Lutto? Ross guardò Falmouth senza capire. "E' rimasta vedova?".

"Lo è da anni, capitano!".

Ross si grattò il mento. "Chi è morto allora, se posso permettermi di chiedere?".

Lord Falmouth spalancò gli occhi, sorpreso. "Non lo sapete? Di mio nipote, intendo? E' venuto a mancare lo scorso settembre".

"Cosa?". A Ross sembrò mancare il fiato. "Hugh? Come...?". Non sapeva cosa dire o fare, era totalmente annientato da quella notizia inaspettata.

Il suo interlocutore sospirò. "Una malattia terribile gli ha mangiato prima la vista e poi s'è preso la sua vita. E' morto fra atroci sofferenze, da quel che mi hanno raccontato. Lo scorso autunno ero via per dei viaggi di lavoro e non ho potuto assisterlo direttamente".

Ross trattenne il fiato ma avrebbe voluto fargli mille domande che però non sembravano voler uscire dalle sue labbra. Era incredibile! Hugh Armitage, così giovane, talentuoso, brillante ed affascinante... era morto... Era la cosa più assurda che avesse mai sentito.

Non sapeva come sentirsi. Forse gli spiaceva, era pur sempre un ragazzo. Ma quel ragazzo aveva tradito il suo salvatore, gli aveva portato via l'amore della sua vita e un angolo della sua mente, il più oscuro, pareva volergli sussurrare che aveva avuto ciò che si era meritato. "Condoglianze" – disse, infine, formalmente. Che altro poteva dire?

"Vi ringrazio".

Ross annuì. Si trovò a pensare a Demelza, quasi convulsamente. Come l'aveva presa? Aveva sofferto per lui? Aveva pianto? Gli era stata vicina? Si era ripresa dalla sua morte? Eran passati mesi, dopo tutto...

E maggio era il mese del suo compleanno e forse, ora che era sola...

Forse, senza il terzo incomodo, avrebbero potuto parlare, risolvere, ritrovarsi...

Forse pensava ancora a lui, ai loro figli e alla loro vita insieme e voleva riabbracciarli.
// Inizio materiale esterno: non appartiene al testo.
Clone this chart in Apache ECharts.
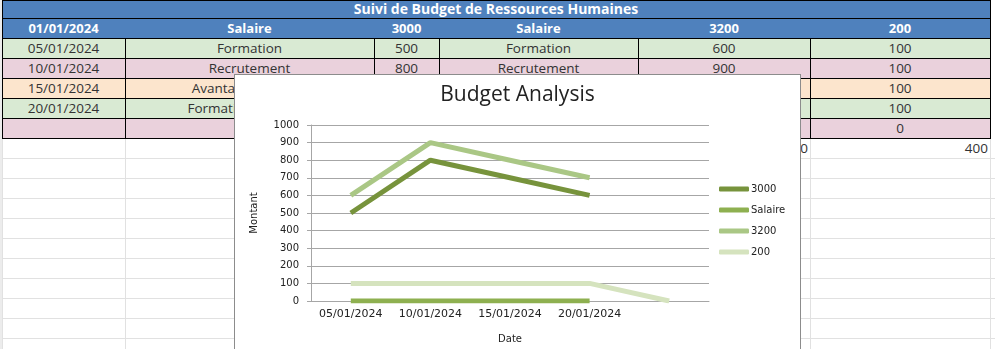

Demelza amava i suoi figli, lo sapeva che per lei doveva essere stato atroce vivere senza saper nulla di loro. Gli aveva portato via Clowance e Jeremy per quasi un anno ed era consapevole che i suoi figli avevano bisogno di lei.

Anche lui aveva bisogno di riabbracciarla... La rabbia era scemata in una triste nostalgia durante quei mesi e ora, sapere che Hugh era morto e ripensare al loro ultimo incontro, rimetteva tutto sotto una luce diversa.

Quel giorno Demelza gli aveva detto che Hugh, steso con la testa sulle sue gambe, stava male. E se fosse stato vero? E se davvero avesse travisato, come lei aveva fatto con lui in merito all'incontro al cimitero con Elizabeth?

Decise, all'istante, come spesso accadeva. Sarebbe tornato a casa coi bambini, fatto i bagagli e si sarebbe preso una lunga vacanza.

Era ora di tornare in Cornovaglia, era ora di riprendersi Demelza!